I dunno. I love King when he's not trying to write horror, generally, which is more frequently than people seem to think, but still pretty horrifying (see: Under the Dome.)

He's written so much and for so long that I kind of divide his works up into Early, Middle, Late, and Really Late. The periods have some overlaps, but there are general trends that are visible thanks to how prolific he is.

Early King is schlocky and often full of all manner of fail, is very horrifying and generally really shocking in original ways when it comes to that horror. Toward the end of the early King period, King was doing a lot of drugs, and did things like write entire novels he does not remember writing, such as Cujo.

Don't read Cujo.

I would classify It as the turning point between Early and Middle King.  I am glad I read It but would neither read it again nor recommend it to anyone.

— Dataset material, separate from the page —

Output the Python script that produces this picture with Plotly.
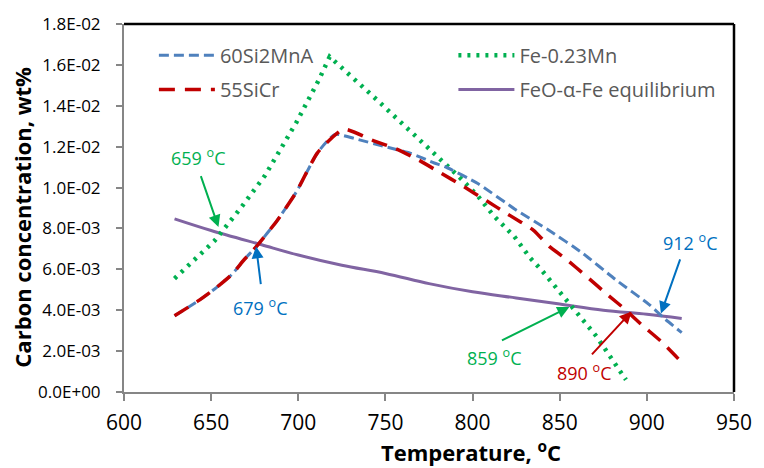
import plotly.graph_objects as go

# ---------------- data ----------------
T_blue = [629, 643, 652, 662, 669, 676, 688, 699, 711, 721, 733, 750, 765, 778, 784, 803, 825, 844, 863,
          882, 901, 910, 920]
C_blue = [0.00373, 0.00448, 0.00504, 0.00576, 0.00648, 0.00712, 0.0084, 0.0098, 0.0117, 0.0126, 0.01238,
          0.0120, 0.01166, 0.0112, 0.01103, 0.0102, 0.0089, 0.0079, 0.0068, 0.0055, 0.0043, 0.0036, 0.0029]

T_red = [629, 643, 652, 662, 669, 676, 688, 699, 711, 726, 743, 756, 769, 782, 793, 808, 820, 835, 844,
         854, 865, 878, 887, 897, 908, 920]
C_red = [0.00373, 0.00448, 0.00504, 0.00576, 0.00648, 0.00712, 0.0084, 0.0098, 0.0117, 0.01286, 0.0123,
         0.0119, 0.01135, 0.0107, 0.01015, 0.00935, 0.00871, 0.00791, 0.00712, 0.00648, 0.00568, 0.00472,
         0.00408, 0.00329, 0.00249, 0.00145]

T_green = [629, 637, 644, 652, 667, 681, 699, 712, 718, 745, 780, 792, 803, 812, 824, 833, 840, 850, 861,
           871, 880, 888]
C_green = [0.00555, 0.0062, 0.0068, 0.0074, 0.0090, 0.0106, 0.0132, 0.0153, 0.0164, 0.0143, 0.0115, 0.01055,
           0.00959, 0.00863, 0.0076, 0.00656, 0.00592, 0.00488, 0.00377, 0.00273, 0.0016, 0.0006]

T_purple = [629, 650, 679, 700, 725, 750, 775, 800, 825, 850, 875, 900, 920]
C_purple = [0.00847, 0.0079, 0.0072, 0.0067, 0.0062, 0.0058, 0.0053, 0.0049, 0.0046, 0.0043, 0.0040,
            0.0038, 0.0036]

x_ticks = [600, 650, 700, 750, 800, 850, 900, 950]
y_ticks = [0.0, 0.002, 0.004, 0.006, 0.008, 0.010, 0.012, 0.014, 0.016, 0.018]
y_ticktext = ["0.0E+00", "2.0E-03", "4.0E-03", "6.0E-03", "8.0E-03", "1.0E-02",
              "1.2E-02", "1.4E-02", "1.6E-02", "1.8E-02"]

# labels: (text, color, label_x, label_y, tail_x, tail_y, tip_x, tip_y)
labels = [
    ("659 <sup>o</sup>C", "#00B050", 642.3, 0.01149, 643.8, 0.01063, 654.2, 0.00807),
    ("679 <sup>o</sup>C", "#0070C0", 678.2, 0.00416, 678.6, 0.0052, 675.8, 0.00712),
    ("859 <sup>o</sup>C", "#00B050", 812.2, 0.00169, 816.0, 0.00249, 855.5, 0.00416),
    ("890 <sup>o</sup>C", "#C00000", 863.9, 0.00097, 867.7, 0.00177, 891.2, 0.00393),
    ("912 <sup>o</sup>C", "#0070C0", 925.0, 0.00736, 919.4, 0.00656, 908.1, 0.00384),
]

FONT = "Open Sans"

fig = go.Figure()
fig.add_trace(go.Scatter(x=T_purple, y=C_purple, mode="lines", name="FeO-α-Fe equilibrium",
                         line=dict(color="#8064A2", width=3, shape="spline"), legend="legend4"))
fig.add_trace(go.Scatter(x=T_green, y=C_green, mode="lines", name="Fe-0.23Mn",
                         line=dict(color="#00B050", width=4.5, dash="3px,6px"), legend="legend3"))
fig.add_trace(go.Scatter(x=T_blue, y=C_blue, mode="lines", name="60Si2MnA",
                         line=dict(color="#4F81BD", width=3, dash="10px,5px", shape="spline",
                                   smoothing=0.5), legend="legend"))
fig.add_trace(go.Scatter(x=T_red, y=C_red, mode="lines", name="55SiCr",
                         line=dict(color="#C00000", width=3.5, dash="16px,10px", shape="spline",
                                   smoothing=0.5), legend="legend2"))

leg_common = dict(font=dict(family=FONT, size=20, color="#595959"), bgcolor="rgba(0,0,0,0)",
                  xanchor="left", yanchor="middle", itemwidth=56)
fig.update_layout(
    legend=dict(x=0.049, y=0.915, **leg_common),
    legend2=dict(x=0.049, y=0.822, **leg_common),
    legend3=dict(x=0.54, y=0.915, **leg_common),
    legend4=dict(x=0.54, y=0.822, **leg_common),
)

for text, col, lx, ly, tx, ty, px, py in labels:
    fig.add_annotation(x=lx, y=ly, text=text, showarrow=False,
                       font=dict(family=FONT, size=18, color=col))
    fig.add_annotation(x=px, y=py, ax=tx, ay=ty, axref="x", ayref="y", text="",
                       showarrow=True, arrowhead=2, arrowsize=1.2, arrowwidth=2, arrowcolor=col)

# axis titles as annotations for exact placement
fig.add_annotation(xref="paper", yref="paper", x=(477 - 124) / 621, y=-(453 - 392) / 376,
                   text="Temperature, <sup>o</sup>C", showarrow=False, yanchor="middle",
                   font=dict(family=FONT, size=22, color="black", weight="bold"))
fig.add_annotation(xref="paper", yref="paper", x=-(124 - 20) / 621, y=(392 - 213) / 376,
                   text="Carbon concentration, wt%", showarrow=False, textangle=-90,
                   xanchor="center", yanchor="middle",
                   font=dict(family=FONT, size=22, color="black", weight="bold"))

# frame top/right in black
fig.add_shape(type="line", xref="paper", yref="paper", x0=0, x1=1, y0=1, y1=1,
              line=dict(color="black", width=2.5))
fig.add_shape(type="line", xref="paper", yref="paper", x0=1, x1=1, y0=0, y1=1,
              line=dict(color="black", width=2.5))

fig.update_xaxes(range=[600, 950], tickvals=x_ticks, ticks="outside", ticklen=7, tickcolor="#868686",
                 tickwidth=1.5, showline=True, linecolor="#868686", linewidth=2, showgrid=False,
                 zeroline=False, tickfont=dict(family=FONT, size=21, color="black"),
                 ticklabelstandoff=4)
fig.update_yaxes(range=[0, 0.018], tickvals=y_ticks, ticktext=y_ticktext, ticks="outside", ticklen=6,
                 tickcolor="#868686", tickwidth=1.5, showline=True, linecolor="#868686", linewidth=2,
                 showgrid=False, zeroline=False, tickfont=dict(family=FONT, size=17, color="black"),
                 ticklabelstandoff=12)

fig.update_layout(width=764, height=468, margin=dict(l=124, r=19, t=16, b=76),
                  plot_bgcolor="white", paper_bgcolor="white", showlegend=True)

fig.write_html("out.html")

Middle King is characterized by a more epic scope and heroic narrative taking center stage in King's works, so that he becomes less a horror author and more a fantasy author with strong horror elements. The best parts of the Dark Tower series, and the books of his that tie in most closely with those, are Middle King. Middle King has less fail, but he's a straight middle-aged white guy. It gets in there.

Middle King ends in the middle of On Writing, when King gets hit with a van.

Late King consists of those bits of Middle King and Really Late King that were written or edited while King was on pain-killers after getting hit by a van. They are mostly retreads of Early King. Thankfully there are not many of them. The whole existence of this as a separate category is basically my hateful bias.

Really Late King is everything written since King announced that he was retiring as a novelist. Cell, Lisey's Story, Duma Key, etc. etc. Really Late King possesses the originality of Early King, the heroic narrative of Middle King, and adds to that a profound and pervasive sense of wonder at the world. The good parts of Dark Tower VII are Really Late King; unfortunately most of it is just Late King. Really Late King is the bomb, basically.